Moreover, the fourth limitation of our study is the absence of imaging techniques (such as radiography, MRI, or ultrasonography) to assess structural changes in the knee joint. It relied on validated clinical outcome measures and biochemical markers, which provide solid evidence of symptomatic relief and inflammatory improvements but do not directly capture morphological alterations. Future research should integrate advanced imaging methods to complement clinical outcomes and offer a more comprehensive evaluation of cartilage integrity and disease progression.
Additionally, this study had a small sample size, limiting the generalizability of the findings. Future studies should include larger cohorts and investigate long-term outcomes, including changes in articular cartilage structure and function.
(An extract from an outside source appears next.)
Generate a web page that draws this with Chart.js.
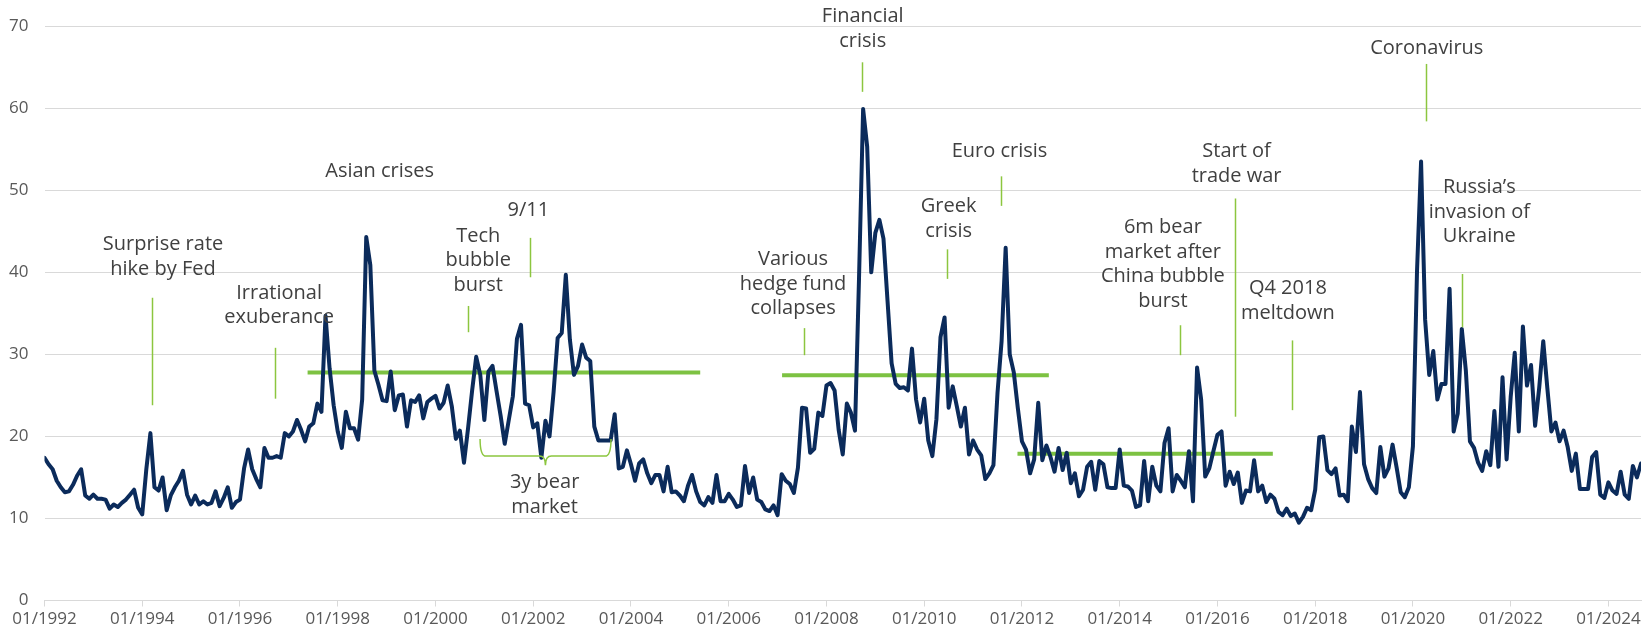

The combination of ultrasound and ESWT holds great potential for KOA treatment, but more clinical data is needed to refine treatment protocols and maximize therapeutic benefits.
Conclusion
Through this study, it is evident that combined LESWT addresses the limitations of single-treatment approaches for KOA patients. It significantly alleviates pain, reduces inflammatory factor levels, and improves clinical outcomes. As a result, LESWT emerges as a promising and clinically viable treatment option for KOA, deserving greater attention in therapeutic practice. Further trials with inclusion of a LIPUS-only group are needed to determine whether the observed benefits of LESWT derive from true synergy or simply reflect the established effects of LIPUS monotherapy.